The Daily Telegraph

Pope Francis looks miserable – he should retire

The people’s pope quickly became an ideologica­l enforcer, driving ancient traditions undergroun­d

- Tim stanley

To mark his 10 years in office, Pope Francis has granted several exclusive interviews. How do you explain any errors under your leadership, La Nación asked? I can be impatient, he replied. This is the papal equivalent of telling a job interviewe­r you “work too hard”, the difference being that in this case it is true. Francis is 86, he uses a cane and wheelchair, and he sounds disappoint­ed. It is probably time for him to retire.

When he was elected on this very day in 2013, he appeared on the balcony in St Peter’s and smiled. The world’s media decided no pontiff had done this before, hence was born the myth of the people’s pope, or what journalist Paolo Rodari described to him as “the Pope of the least”. “It is true that I have a preference for those who are discarded,” said Francis, for he is a humble man and would be the first to admit it.

Showers have been installed in St Peter’s for the homeless. Francis met refugees. He wrote a beautiful encyclical about the environmen­t. And he tried to find a pastoral response to tricky personal matters such as divorce or homosexual­ity.

“Gender ideology”, however, remains “a dangerous ideologica­l colonisati­on”. If you find the Pope’s pick-and-mix liberalism odd (pro-gay, anti-trans), then it’s because he embodies less a coherent philosophy than the generation­al prejudices of the 1960s (for those who lived through it, apparently the most important moment in religious history outside the life of Christ). The era dictates their taste in art, music, liturgy and politics, and this narrow frame of reference not only winds up traditiona­lists (because Francis’s party rejects some of what came before), but also liberals (because their concept of what is possible stops around the millennium).

Francis has told the website Infobae that he promised the Virgin Mary he’d cease watching television on July 15 1990. Imagine that! He probably thinks Match of the Day is still presented by Des Lynam.

The result? Confusion and frustratio­n. For example, priestly celibacy is not a dogma, he accurately informed Infobae, but a “discipline” that can be “reviewed” – indeed a few years ago it was hotly anticipate­d that the rule would be lifted in the Amazon. Instead, the discipline stayed put, and only last year Francis called celibacy a “gift”. So, where do we stand? Where are we going?

Perhaps the Pope would like to change things but can’t evade the brick wall of tradition and teaching, hence he’s tried to edge around it by triggering a “synodal way” that encourages local churches to discuss how they do things and investigat­e reform. The problem is that if you tell people you want to hear their opinion, they’ll oblige, and the German synod delegates have just voted not only to re-examine celibacy and same-sex blessings, but engage with the very gender ideology Francis has called “demonic”. No doubt this will all be cleared up in another interview.

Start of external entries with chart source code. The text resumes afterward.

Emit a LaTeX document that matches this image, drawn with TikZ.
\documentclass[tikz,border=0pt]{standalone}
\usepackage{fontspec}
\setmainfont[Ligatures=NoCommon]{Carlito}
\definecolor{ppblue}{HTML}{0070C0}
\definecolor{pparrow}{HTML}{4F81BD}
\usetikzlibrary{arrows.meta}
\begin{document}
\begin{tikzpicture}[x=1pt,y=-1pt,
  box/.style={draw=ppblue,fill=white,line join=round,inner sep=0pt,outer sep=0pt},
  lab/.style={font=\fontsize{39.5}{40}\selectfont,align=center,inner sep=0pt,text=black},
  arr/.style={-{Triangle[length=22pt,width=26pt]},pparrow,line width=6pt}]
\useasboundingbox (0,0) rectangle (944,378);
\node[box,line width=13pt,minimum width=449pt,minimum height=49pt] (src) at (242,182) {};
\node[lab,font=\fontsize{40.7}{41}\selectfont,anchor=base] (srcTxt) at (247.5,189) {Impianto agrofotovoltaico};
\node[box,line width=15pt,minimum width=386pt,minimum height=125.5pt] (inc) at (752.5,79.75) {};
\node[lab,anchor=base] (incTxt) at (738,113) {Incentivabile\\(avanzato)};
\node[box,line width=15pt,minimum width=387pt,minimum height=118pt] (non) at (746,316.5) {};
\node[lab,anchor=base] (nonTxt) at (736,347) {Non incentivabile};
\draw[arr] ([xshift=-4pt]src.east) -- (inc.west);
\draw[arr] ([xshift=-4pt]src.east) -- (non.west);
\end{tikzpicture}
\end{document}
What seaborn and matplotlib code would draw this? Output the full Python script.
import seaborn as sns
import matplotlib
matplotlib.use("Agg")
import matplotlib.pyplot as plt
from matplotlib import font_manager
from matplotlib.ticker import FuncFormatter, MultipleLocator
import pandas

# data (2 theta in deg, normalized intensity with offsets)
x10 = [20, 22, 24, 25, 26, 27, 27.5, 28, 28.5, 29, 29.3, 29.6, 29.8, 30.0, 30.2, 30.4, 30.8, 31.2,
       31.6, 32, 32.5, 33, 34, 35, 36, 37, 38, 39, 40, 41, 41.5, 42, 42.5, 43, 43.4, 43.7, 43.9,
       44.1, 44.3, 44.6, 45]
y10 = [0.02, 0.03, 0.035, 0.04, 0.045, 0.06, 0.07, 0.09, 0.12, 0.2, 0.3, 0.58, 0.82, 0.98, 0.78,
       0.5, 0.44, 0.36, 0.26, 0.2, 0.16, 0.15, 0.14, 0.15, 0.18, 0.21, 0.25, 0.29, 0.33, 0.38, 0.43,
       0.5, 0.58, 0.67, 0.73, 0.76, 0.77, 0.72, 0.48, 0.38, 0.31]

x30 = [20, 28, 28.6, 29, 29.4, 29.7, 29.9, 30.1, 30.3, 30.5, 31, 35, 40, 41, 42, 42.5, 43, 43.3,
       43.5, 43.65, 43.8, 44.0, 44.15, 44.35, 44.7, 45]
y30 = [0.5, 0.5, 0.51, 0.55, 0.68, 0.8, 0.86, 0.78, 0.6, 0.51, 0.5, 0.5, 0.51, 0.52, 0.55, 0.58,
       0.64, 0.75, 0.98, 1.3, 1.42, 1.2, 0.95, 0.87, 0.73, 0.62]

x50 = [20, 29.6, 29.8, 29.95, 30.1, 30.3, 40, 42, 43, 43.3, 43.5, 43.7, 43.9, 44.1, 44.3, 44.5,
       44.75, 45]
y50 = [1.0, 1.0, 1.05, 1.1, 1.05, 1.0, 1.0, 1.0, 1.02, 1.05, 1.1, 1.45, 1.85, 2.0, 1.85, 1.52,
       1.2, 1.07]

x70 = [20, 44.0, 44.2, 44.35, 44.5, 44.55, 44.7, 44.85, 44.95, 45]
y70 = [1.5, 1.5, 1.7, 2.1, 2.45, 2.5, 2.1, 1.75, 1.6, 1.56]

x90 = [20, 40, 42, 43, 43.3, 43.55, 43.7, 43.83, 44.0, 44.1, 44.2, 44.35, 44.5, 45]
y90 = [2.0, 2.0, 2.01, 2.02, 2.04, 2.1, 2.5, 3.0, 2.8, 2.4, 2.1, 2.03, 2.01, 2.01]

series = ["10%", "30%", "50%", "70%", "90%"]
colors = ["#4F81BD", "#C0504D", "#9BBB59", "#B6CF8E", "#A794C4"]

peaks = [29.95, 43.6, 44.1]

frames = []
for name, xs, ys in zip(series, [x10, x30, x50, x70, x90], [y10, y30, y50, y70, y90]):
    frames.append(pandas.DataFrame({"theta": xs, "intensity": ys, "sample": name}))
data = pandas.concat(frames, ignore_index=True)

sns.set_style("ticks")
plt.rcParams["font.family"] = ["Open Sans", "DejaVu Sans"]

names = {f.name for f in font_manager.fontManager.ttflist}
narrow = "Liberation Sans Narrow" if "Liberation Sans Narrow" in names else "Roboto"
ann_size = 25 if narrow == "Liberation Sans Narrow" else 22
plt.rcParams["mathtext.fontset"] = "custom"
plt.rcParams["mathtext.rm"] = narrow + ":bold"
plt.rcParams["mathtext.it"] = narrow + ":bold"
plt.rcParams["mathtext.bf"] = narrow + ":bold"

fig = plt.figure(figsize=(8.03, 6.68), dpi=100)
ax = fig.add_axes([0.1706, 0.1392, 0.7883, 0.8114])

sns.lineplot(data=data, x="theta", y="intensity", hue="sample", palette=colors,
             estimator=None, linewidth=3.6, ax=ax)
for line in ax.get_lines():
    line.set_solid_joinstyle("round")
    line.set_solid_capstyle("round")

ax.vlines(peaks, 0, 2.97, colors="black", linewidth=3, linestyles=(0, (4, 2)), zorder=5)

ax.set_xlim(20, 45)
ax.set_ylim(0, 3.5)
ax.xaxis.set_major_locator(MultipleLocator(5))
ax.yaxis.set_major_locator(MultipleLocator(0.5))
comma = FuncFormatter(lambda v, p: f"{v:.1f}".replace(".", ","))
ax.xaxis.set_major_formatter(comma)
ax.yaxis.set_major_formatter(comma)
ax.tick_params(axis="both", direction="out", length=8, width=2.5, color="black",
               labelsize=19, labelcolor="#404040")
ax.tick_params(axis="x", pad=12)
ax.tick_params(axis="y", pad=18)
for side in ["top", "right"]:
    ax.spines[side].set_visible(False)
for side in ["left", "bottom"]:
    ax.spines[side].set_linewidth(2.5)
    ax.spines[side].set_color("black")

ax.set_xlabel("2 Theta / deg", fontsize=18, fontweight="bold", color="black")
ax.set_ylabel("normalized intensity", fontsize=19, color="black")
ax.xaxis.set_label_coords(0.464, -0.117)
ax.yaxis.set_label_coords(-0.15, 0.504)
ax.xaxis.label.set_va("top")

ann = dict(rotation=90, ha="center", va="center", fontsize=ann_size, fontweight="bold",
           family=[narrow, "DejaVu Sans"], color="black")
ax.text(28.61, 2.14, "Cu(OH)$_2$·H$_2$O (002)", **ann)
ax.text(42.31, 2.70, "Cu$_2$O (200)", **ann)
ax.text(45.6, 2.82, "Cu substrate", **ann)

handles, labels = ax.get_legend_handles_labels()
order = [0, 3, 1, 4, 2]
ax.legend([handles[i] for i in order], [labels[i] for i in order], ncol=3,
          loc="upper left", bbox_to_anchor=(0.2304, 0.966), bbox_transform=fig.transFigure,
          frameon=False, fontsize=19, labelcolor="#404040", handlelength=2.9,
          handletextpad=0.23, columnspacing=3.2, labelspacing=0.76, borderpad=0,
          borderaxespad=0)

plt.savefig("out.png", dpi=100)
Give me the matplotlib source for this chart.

Curiously, devolution and debate are permitted in some areas but not all. A rare source of growth in the Western church are services that use the Latin Mass, the rite used before the 1960s. Francis loathes it and his acolytes are busily suppressin­g it – because it is old and, he imagines, a Trojan Horse for opposition to whatever it is he’s doing with the Church. This is paranoia. The vast majority who attend the Latin Mass do so largely because it is pretty.

Today one can attend private Latin Masses said by a priest that, if you happen to know when he’s doing it and if the door is carelessly left unlocked, you can slip in at the back and participat­e. It is like living in the Soviet Union. Francis says he wants a church with “open doors”, so what does it say about his pontificat­e that a rite practised for centuries, a rite that in no way contradict­s teaching and is attended by faithful Catholics, has been driven undergroun­d?

These unjust, contradict­ory methods are doing nothing to fix the Church’s real problems. General Mass attendance is down; vocations are struggling. The people who grumble the most about Francis are priests, sick of being described as “rigid” by a man who gives every impression of disliking them. Stories of corruption leak out: a former chief-of-staff has been indicted for alleged financial crimes (he asserts his innocence).

The sadness of my fellow Catholics upsets me, but my own way of handling the madness in Rome is to ignore it. People ask, “Did you hear what the Pope said yesterday?” I reply: “No, and don’t tell me.” For me, the Christian life is rooted in prayer and the sacraments; counterint­uitively, I’ve read more about religion and strengthen­ed my faith greater during this sad era than before. Shutting out the noisy gossip makes room for grace. I suspect much of the Church is doing the same. We’ve entered a kind of internal catacomb, hiding away, waiting for the pontificat­e to end.

Not just for our own sake but out of brotherly love for Francis. He seems so desperatel­y unhappy. His memory of lockdown, he told Rodari, was “It was raining and there were no people … The Lord wanted to make us understand the tragedy, the loneliness, the darkness.” And the thing he misses from his previous life is “walking, going down the street … always with people”.

The weight and isolation of the office is clearly an intolerabl­e burden. His Holiness has earned a good rest.